Two key features of the Baby Boomers’ intergenerational ties are the focus of this review. First, the Baby Boomers increasingly are in positions of providing care to aging parents, and they do so in the context of their original family ties. Throughout history, most humans have had siblings, but the Baby Boomers typically experienced larger sibships than did earlier or later cohorts over the last century. Moreover, they are the first cohort to enter midlife with so many sisters and brothers still alive. The implications of these sibling ties for their relationships with their aging parents and future parent care warrant consideration.

Second, Baby Boomers often find themselves of exchanging support with multiple generations. Throughout the 1980s and 1990s, scholars documented relatively few cases where middle-aged adults were in a “sandwich generation” of simultaneously providing care for aging parents and children younger than 15 years (Grundy & Henretta, 2006; Loomis & Booth, 1995). Indeed, data from the Long-Term Care Study of 1994 (when the oldest Baby Boomers were aged 48) revealed that only 9% of female primary caregivers and 6% of male primary caregivers also had children younger than 15 years. However, today, many Baby Boomers are torn between helping young adult children and aging parents (Attias-Donfut & Wolff, 2000; Fingerman, Pitzer, et al., 2011). Their aging parents incur chronic illnesses and disability, whereas their grown children face demands from economic downturns, prolonged education, and a slow transition to adulthood (Arnett, 2000). The Baby Boomers step in to provide assistance.

These demands from generations above and below are situated in relationships to romantic partners and changing marital dynamics. The Baby Boomers experienced greater acceptance of nonmarital romantic liaisons, divorce, remarriage, and cohabitation than was the case historically. Thus, they often confront complex emotional, legal, or financial demands from former romantic ties, cohabitating partners, and peripheral relatives (e.g., former in-laws or stepchildren). We consider the implications of romantic relationships for the Baby Boomers’ ties to their parents and children as they enter late life.

The researchers take two perspectives in addressing these issues, they consider: (a) the ways in which Baby Boomers’ ties are prototypical of family relationships in general (e.g., importance of intergenerational ties in late life) and (b) unique features that shape the Baby Boomers’ family ties as a cohort (e.g., increased life expectancy and social vicissitudes). The point of this article is not to provide a definitive review of Baby Boomers’ parent–child relations. Rather, the researchers describe key issues and three major studies of Boomers’ families to illuminate these issues.
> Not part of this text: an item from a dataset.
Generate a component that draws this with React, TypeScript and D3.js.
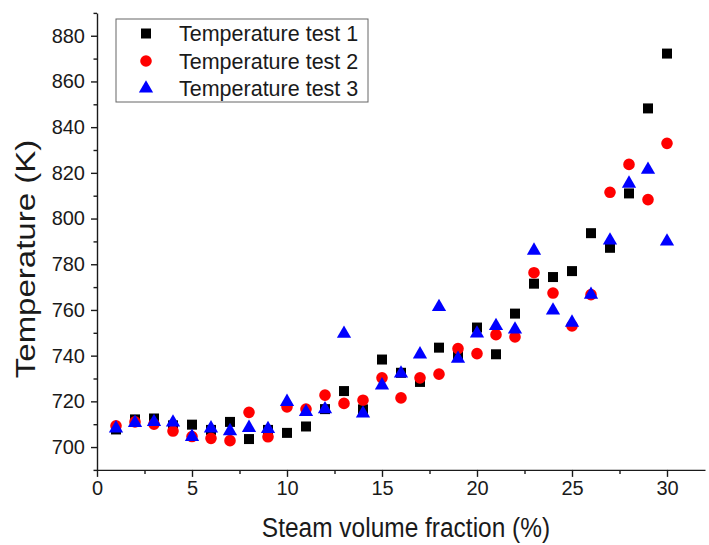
import React, { useEffect, useRef } from "react";
import * as d3 from "d3";

const steamFraction = [1, 2, 3, 4, 5, 6, 7, 8, 9, 10, 11, 12, 13, 14, 15, 16, 17, 18, 19, 20, 21, 22, 23, 24, 25, 26, 27, 28, 29, 30];
const test1 = [707.7, 712.1, 712.5, 709.5, 709.8, 707.5, 711, 703.5, 707.5, 706.2, 709, 716.6, 724.5, 716.5, 738.3, 732.5, 728.5, 743.5, 740, 752.3, 740.6, 758.4, 771.5, 774.4, 777, 793.6, 787.2, 811, 848.2, 872.2];
const test2 = [709.3, 711, 710, 707, 704.6, 703.8, 702.8, 715.2, 704.5, 717.6, 716.6, 722.7, 719.1, 720.5, 730.3, 721.5, 730.3, 731.9, 743.1, 740.9, 749.2, 748.2, 776.3, 767.4, 753, 766.7, 811.5, 823.7, 808.3, 832.9];
const test3 = [708.2, 710.6, 711, 710.8, 704.5, 708.2, 707, 708.4, 707.9, 719.8, 715.4, 716.6, 749.6, 714.7, 727, 732.2, 740.6, 761.3, 738.7, 749.7, 753, 751.5, 786, 759.8, 754.5, 766.7, 790.4, 815.3, 821.4, 790];

const seriesNames = ["Temperature test 1", "Temperature test 2", "Temperature test 3"];
const seriesColors = ["#000000", "#ff0000", "#0000ff"];
const xMajorTicks = [0, 5, 10, 15, 20, 25, 30];
const xMinorTicks = [2.5, 7.5, 12.5, 17.5, 22.5, 27.5];
const yMajorTicks = [700, 720, 740, 760, 780, 800, 820, 840, 860, 880];
const yMinorTicks = [690, 710, 730, 750, 770, 790, 810, 830, 850, 870, 890];
const xTitle = "Steam volume fraction (%)";
const yTitle = "Temperature (K)";

const FONT = "Arial, 'Liberation Sans', sans-serif";

export default function App() {
  const ref = useRef<SVGSVGElement>(null);
  useEffect(() => {
    const svg = d3.select(ref.current);
    svg.selectAll("*").remove();
    const x = d3.scaleLinear().domain([0, 32]).range([97, 705]);
    const y = d3.scaleLinear().domain([690, 890]).range([469.9, 12.9]);

    const symbols = [
      d3.symbol().type(d3.symbolSquare).size(100),
      d3.symbol().type(d3.symbolCircle).size(106),
      d3.symbol().type(d3.symbolTriangle).size(88),
    ];
    const series = [test1, test2, test3];

    // axes
    const xAxis = svg.append("g").attr("transform", `translate(0,${y(690)})`)
      .call(d3.axisBottom(x).tickValues(xMajorTicks).tickSize(7).tickSizeOuter(0).tickPadding(4).tickFormat(d3.format("d")));
    svg.append("g").attr("transform", `translate(0,${y(690)})`)
      .call(d3.axisBottom(x).tickValues(xMinorTicks).tickSize(4).tickSizeOuter(0).tickFormat(() => ""))
      .select(".domain").remove();
    const yAxis = svg.append("g").attr("transform", `translate(${x(0)},0)`)
      .call(d3.axisLeft(y).tickValues(yMajorTicks).tickSize(6).tickSizeOuter(0).tickPadding(6).tickFormat(d3.format("d")));
    svg.append("g").attr("transform", `translate(${x(0)},0)`)
      .call(d3.axisLeft(y).tickValues(yMinorTicks).tickSize(3.5).tickSizeOuter(0).tickFormat(() => ""))
      .select(".domain").remove();

    svg.selectAll(".domain").attr("stroke", "#1a1a1a").attr("stroke-width", 1.4);
    svg.selectAll(".tick line").attr("stroke", "#1a1a1a").attr("stroke-width", 1.4);
    xAxis.selectAll("text").attr("font-size", 20).attr("font-family", FONT).attr("fill", "#1a1a1a");
    yAxis.selectAll("text").attr("font-size", 20).attr("font-family", FONT).attr("fill", "#1a1a1a");

    // titles
    svg.append("text").attr("transform", "translate(406,537) scale(1.02,1.15)").attr("text-anchor", "middle")
      .attr("font-size", 24).attr("font-family", FONT).attr("fill", "#1a1a1a").text(xTitle);
    svg.append("text").attr("transform", `translate(35,259) rotate(-90) scale(1.27,1.05)`).attr("text-anchor", "middle")
      .attr("font-size", 26).attr("font-family", FONT).attr("fill", "#1a1a1a").text(yTitle);

    // points
    series.forEach((vals, i) => {
      svg.append("g").selectAll("path").data(vals).join("path")
        .attr("d", symbols[i]() as string)
        .attr("transform", (d, j) => `translate(${x(steamFraction[j])},${y(d)})`)
        .attr("fill", seriesColors[i]);
    });

    // legend
    const lg = svg.append("g");
    lg.append("rect").attr("x", 116).attr("y", 19).attr("width", 252).attr("height", 83)
      .attr("fill", "white").attr("stroke", "#666").attr("stroke-width", 1);
    seriesNames.forEach((name, i) => {
      const cy = 33.5 + i * 27.5;
      lg.append("path").attr("d", symbols[i]() as string).attr("transform", `translate(146,${cy})`).attr("fill", seriesColors[i]);
      lg.append("text").attr("x", 179).attr("y", cy + 7.5).attr("font-size", 21.5).attr("font-family", FONT).attr("fill", "#1a1a1a").text(name);
    });
  }, []);
  return (
    <svg ref={ref} width={709} height={545} style={{ position: "absolute", left: 0, top: 0, background: "white" }} />
  );
}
Multiple Siblings and Parent Care: The Within Family Differences Study

As they traverse midlife and begin to enter late life, Baby Boomer siblings typically confront their parents’ present or future needs for care. One possible consequence of the Baby Boomers’ large sibships is a high degree of differentiation among parent–child dyads within families in adulthood. Some siblings may get along better with parents, some receive more from parents, and some may give more back. A key question as they enter late life is which children in the family will provide parental care? Understanding whether and why parents differentiate among Baby Boomer siblings is a first step in answering this question.

Sibling differentiation is not new to the Baby Boomers in late life. A substantial body of work has demonstrated that parents’ relationships with their offspring differ considerably within the same family throughout childhood and adolescence (Suitor, Sechrist, Plikuhn, Pardo, & Pillemer, 2008), establishing patterns that might continue into adulthood. However, it is plausible that parents cease to engage in differentiation by the time the children reach midlife. The Baby Boomers separated from their parents in young adulthood both physically (by moving out of parental homes) and psychologically (by establishing autonomy), leaving fewer opportunities for parents to draw contrasts among their children.

Within Family Differences Study Design

The Within Family Differences Study (WFDS) was designed to explore these alternative scenarios in siblings’ relationships with their parents. The WFDS asks two key questions about the Baby Boomers: (a) Do aging parents differentiate among Baby Boomer siblings and, if so, (b) does such differentiation matter to the siblings involved? Moreover, this study is well suited to address questions regarding the parents’ future caregiving.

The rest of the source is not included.